> _Collected data_
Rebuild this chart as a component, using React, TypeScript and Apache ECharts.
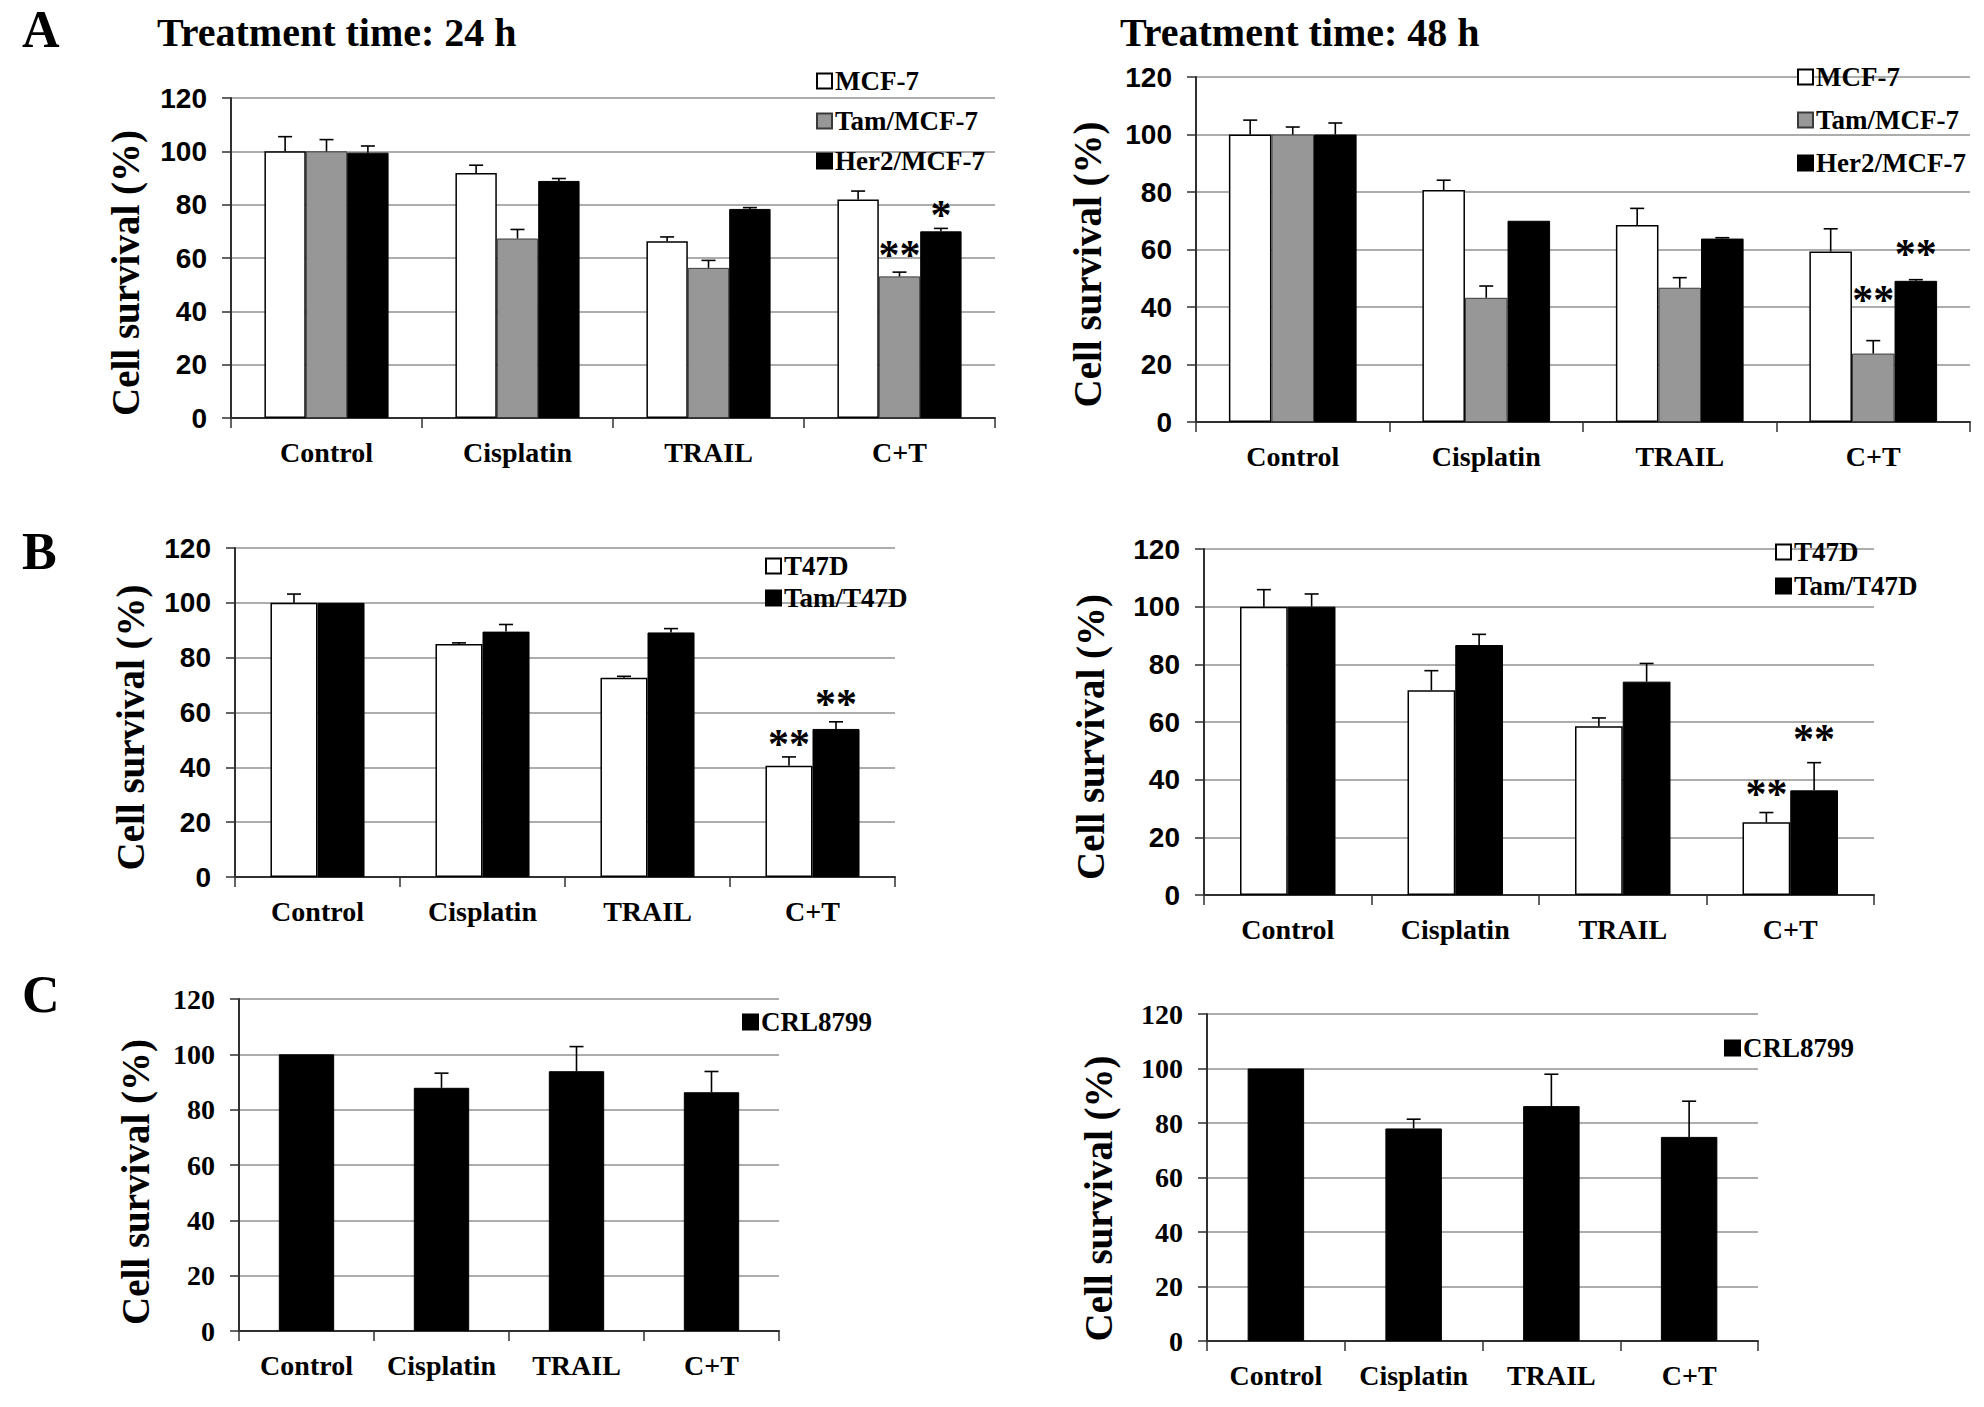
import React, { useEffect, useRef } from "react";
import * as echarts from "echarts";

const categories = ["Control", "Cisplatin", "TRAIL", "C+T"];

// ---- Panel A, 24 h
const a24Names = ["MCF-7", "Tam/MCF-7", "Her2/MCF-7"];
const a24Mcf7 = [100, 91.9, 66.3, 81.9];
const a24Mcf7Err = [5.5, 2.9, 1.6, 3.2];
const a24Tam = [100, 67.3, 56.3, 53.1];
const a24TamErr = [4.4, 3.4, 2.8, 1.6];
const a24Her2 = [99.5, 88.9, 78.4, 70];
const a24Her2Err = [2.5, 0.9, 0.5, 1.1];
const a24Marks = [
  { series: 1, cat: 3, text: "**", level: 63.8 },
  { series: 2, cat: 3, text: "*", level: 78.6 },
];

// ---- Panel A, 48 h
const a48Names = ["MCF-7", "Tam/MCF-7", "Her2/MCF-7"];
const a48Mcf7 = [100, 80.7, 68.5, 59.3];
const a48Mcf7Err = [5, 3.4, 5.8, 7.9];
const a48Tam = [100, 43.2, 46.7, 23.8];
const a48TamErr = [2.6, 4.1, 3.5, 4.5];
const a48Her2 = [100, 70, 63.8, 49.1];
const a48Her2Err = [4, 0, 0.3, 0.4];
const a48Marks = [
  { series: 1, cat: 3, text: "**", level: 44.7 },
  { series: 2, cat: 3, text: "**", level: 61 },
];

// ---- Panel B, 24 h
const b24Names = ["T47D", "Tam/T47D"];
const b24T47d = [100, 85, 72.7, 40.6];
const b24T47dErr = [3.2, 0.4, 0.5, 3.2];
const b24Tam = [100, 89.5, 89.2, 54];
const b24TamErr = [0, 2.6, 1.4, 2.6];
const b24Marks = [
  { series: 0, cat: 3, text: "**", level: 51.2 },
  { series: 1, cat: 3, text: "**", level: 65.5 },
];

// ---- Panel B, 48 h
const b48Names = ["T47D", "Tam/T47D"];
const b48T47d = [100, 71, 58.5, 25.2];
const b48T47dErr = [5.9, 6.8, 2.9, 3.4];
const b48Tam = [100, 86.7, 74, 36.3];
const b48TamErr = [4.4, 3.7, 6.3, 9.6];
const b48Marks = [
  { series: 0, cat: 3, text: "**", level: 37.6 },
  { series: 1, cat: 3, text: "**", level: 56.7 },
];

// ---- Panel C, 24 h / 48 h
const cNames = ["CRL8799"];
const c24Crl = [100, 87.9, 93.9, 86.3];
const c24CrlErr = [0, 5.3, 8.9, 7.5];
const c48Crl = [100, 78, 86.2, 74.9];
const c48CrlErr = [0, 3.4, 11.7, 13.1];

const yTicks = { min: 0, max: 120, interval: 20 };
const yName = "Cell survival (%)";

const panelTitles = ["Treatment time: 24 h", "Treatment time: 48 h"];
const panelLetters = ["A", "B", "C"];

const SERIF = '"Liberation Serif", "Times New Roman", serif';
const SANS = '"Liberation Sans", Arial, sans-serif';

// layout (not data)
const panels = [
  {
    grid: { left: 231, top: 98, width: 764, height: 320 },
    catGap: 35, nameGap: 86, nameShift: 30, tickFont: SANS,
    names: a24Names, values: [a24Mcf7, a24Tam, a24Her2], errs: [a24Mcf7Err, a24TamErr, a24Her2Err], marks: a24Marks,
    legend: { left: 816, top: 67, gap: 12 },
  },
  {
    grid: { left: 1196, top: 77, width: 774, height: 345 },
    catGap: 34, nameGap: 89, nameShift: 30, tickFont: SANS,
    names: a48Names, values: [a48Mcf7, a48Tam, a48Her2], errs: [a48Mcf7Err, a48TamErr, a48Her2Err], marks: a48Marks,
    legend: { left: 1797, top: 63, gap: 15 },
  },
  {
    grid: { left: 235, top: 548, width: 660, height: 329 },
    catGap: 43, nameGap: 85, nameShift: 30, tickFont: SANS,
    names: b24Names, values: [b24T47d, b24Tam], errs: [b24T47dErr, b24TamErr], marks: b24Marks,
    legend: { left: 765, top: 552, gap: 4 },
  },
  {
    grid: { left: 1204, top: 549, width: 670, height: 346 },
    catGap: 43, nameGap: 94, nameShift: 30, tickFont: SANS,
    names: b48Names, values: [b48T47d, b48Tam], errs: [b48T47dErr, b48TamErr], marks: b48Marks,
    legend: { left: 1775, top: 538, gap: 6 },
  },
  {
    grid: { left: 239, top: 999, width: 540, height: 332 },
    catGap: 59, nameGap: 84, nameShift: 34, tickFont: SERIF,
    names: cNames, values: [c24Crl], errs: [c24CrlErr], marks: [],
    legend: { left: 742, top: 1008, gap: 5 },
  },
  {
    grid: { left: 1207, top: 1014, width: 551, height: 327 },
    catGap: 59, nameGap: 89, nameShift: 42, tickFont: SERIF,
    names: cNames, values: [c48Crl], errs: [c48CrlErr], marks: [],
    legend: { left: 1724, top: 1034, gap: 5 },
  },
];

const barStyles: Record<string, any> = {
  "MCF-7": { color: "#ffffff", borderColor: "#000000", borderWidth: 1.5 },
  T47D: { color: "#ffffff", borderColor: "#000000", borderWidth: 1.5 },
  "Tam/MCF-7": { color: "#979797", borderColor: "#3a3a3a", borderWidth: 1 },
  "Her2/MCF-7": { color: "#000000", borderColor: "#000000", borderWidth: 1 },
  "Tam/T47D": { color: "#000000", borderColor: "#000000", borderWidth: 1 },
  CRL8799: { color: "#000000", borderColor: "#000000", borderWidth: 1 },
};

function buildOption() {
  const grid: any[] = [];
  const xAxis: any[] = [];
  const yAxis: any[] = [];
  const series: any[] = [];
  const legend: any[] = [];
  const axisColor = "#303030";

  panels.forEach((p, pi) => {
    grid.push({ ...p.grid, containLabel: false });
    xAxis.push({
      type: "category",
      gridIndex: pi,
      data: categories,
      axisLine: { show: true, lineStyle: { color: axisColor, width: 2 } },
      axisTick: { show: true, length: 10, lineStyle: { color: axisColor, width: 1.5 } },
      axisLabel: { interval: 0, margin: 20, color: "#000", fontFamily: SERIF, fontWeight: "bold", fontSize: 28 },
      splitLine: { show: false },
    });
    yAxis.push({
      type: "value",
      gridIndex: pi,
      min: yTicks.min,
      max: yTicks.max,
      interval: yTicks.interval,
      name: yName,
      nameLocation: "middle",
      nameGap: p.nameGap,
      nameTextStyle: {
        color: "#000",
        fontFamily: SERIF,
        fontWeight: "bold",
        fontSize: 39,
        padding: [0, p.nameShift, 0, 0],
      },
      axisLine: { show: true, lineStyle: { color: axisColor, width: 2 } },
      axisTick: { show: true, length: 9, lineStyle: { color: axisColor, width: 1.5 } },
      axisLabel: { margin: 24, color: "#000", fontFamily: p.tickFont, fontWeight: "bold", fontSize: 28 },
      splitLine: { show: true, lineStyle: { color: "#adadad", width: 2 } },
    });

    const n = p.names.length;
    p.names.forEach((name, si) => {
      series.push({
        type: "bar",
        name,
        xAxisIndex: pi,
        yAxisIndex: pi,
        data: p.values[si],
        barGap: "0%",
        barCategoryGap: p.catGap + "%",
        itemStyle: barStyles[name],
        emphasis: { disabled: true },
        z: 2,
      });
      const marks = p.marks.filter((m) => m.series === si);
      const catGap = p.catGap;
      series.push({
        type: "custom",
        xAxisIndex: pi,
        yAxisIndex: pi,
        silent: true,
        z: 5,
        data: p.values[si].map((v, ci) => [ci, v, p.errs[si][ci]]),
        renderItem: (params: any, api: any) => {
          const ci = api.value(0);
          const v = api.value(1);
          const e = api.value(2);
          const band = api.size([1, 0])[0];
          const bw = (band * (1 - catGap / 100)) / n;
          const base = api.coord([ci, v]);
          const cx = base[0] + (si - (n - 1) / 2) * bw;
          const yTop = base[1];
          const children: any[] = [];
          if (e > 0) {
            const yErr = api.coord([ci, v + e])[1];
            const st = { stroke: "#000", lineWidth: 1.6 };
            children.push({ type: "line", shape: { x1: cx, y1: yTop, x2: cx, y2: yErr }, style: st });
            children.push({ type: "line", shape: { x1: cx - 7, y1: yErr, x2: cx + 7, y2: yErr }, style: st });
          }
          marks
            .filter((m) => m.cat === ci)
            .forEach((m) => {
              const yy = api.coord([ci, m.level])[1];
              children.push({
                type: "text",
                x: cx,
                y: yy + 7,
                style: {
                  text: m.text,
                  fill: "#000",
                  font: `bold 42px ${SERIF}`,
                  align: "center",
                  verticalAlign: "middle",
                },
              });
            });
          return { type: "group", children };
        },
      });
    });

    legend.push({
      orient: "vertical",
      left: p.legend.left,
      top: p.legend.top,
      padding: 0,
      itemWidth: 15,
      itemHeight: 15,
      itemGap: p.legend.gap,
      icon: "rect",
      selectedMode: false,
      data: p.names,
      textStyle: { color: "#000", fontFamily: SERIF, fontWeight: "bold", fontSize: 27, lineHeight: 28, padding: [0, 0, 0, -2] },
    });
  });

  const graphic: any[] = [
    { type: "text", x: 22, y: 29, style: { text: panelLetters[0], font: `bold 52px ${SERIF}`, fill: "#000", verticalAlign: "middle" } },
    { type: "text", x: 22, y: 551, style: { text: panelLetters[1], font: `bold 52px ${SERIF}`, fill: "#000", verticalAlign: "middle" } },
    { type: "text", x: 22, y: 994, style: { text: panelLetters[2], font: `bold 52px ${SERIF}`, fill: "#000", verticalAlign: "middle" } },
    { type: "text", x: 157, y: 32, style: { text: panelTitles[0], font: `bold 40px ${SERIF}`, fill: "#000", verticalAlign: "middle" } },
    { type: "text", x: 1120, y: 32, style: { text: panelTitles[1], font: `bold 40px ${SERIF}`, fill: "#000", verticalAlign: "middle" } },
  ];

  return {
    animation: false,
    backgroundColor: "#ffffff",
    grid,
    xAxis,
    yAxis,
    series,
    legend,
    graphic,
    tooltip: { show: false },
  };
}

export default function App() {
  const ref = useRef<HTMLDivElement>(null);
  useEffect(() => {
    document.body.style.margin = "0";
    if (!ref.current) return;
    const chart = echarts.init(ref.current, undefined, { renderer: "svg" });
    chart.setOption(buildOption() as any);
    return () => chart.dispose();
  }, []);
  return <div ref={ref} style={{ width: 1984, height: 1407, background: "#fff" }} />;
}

> _What the task asks_
How many of the lines in the listing above hold the word "React"? Report only that figure.

> _Solution to the exercise_
2